## begin

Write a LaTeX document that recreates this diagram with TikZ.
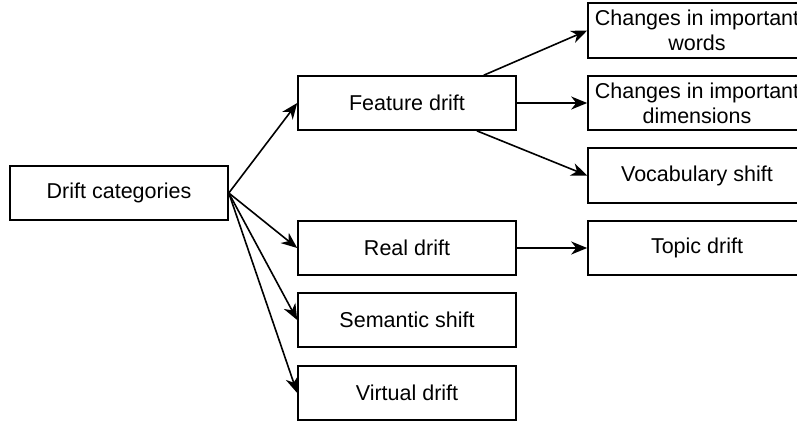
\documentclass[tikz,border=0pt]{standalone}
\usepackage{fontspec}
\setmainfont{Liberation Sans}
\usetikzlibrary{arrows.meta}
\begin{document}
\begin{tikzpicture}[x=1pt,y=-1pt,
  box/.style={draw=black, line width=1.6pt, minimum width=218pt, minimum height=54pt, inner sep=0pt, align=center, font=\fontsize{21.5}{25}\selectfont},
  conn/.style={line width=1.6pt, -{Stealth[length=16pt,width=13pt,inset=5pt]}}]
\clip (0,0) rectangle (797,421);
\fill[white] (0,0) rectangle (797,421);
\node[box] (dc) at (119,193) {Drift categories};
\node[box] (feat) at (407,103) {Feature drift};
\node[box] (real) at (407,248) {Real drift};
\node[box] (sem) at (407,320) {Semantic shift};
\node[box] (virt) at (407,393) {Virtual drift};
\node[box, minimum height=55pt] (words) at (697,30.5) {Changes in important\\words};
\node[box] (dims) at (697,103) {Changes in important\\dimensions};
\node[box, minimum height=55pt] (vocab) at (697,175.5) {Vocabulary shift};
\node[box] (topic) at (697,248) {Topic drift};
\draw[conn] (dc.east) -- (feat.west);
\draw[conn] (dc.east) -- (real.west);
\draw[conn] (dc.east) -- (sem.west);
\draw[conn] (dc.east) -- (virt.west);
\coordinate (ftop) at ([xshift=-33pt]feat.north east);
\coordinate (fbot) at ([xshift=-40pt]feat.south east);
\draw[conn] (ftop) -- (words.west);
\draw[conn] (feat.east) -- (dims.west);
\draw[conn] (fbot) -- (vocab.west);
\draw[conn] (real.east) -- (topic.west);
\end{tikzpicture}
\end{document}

## end

What this task involves
Leave out the pictures and reproduce the rest of the listing exactly.

Task solution
Write a LaTeX document that recreates this diagram with TikZ.
\documentclass[tikz,border=0pt]{standalone}
\usepackage{fontspec}
\setmainfont{Liberation Sans}
\usetikzlibrary{arrows.meta}
\begin{document}
\begin{tikzpicture}[x=1pt,y=-1pt,
  box/.style={draw=black, line width=1.6pt, minimum width=218pt, minimum height=54pt, inner sep=0pt, align=center, font=\fontsize{21.5}{25}\selectfont},
  conn/.style={line width=1.6pt, -{Stealth[length=16pt,width=13pt,inset=5pt]}}]
\clip (0,0) rectangle (797,421);
\fill[white] (0,0) rectangle (797,421);
\node[box] (dc) at (119,193) {Drift categories};
\node[box] (feat) at (407,103) {Feature drift};
\node[box] (real) at (407,248) {Real drift};
\node[box] (sem) at (407,320) {Semantic shift};
\node[box] (virt) at (407,393) {Virtual drift};
\node[box, minimum height=55pt] (words) at (697,30.5) {Changes in important\\words};
\node[box] (dims) at (697,103) {Changes in important\\dimensions};
\node[box, minimum height=55pt] (vocab) at (697,175.5) {Vocabulary shift};
\node[box] (topic) at (697,248) {Topic drift};
\draw[conn] (dc.east) -- (feat.west);
\draw[conn] (dc.east) -- (real.west);
\draw[conn] (dc.east) -- (sem.west);
\draw[conn] (dc.east) -- (virt.west);
\coordinate (ftop) at ([xshift=-33pt]feat.north east);
\coordinate (fbot) at ([xshift=-40pt]feat.south east);
\draw[conn] (ftop) -- (words.west);
\draw[conn] (feat.east) -- (dims.west);
\draw[conn] (fbot) -- (vocab.west);
\draw[conn] (real.east) -- (topic.west);
\end{tikzpicture}
\end{document}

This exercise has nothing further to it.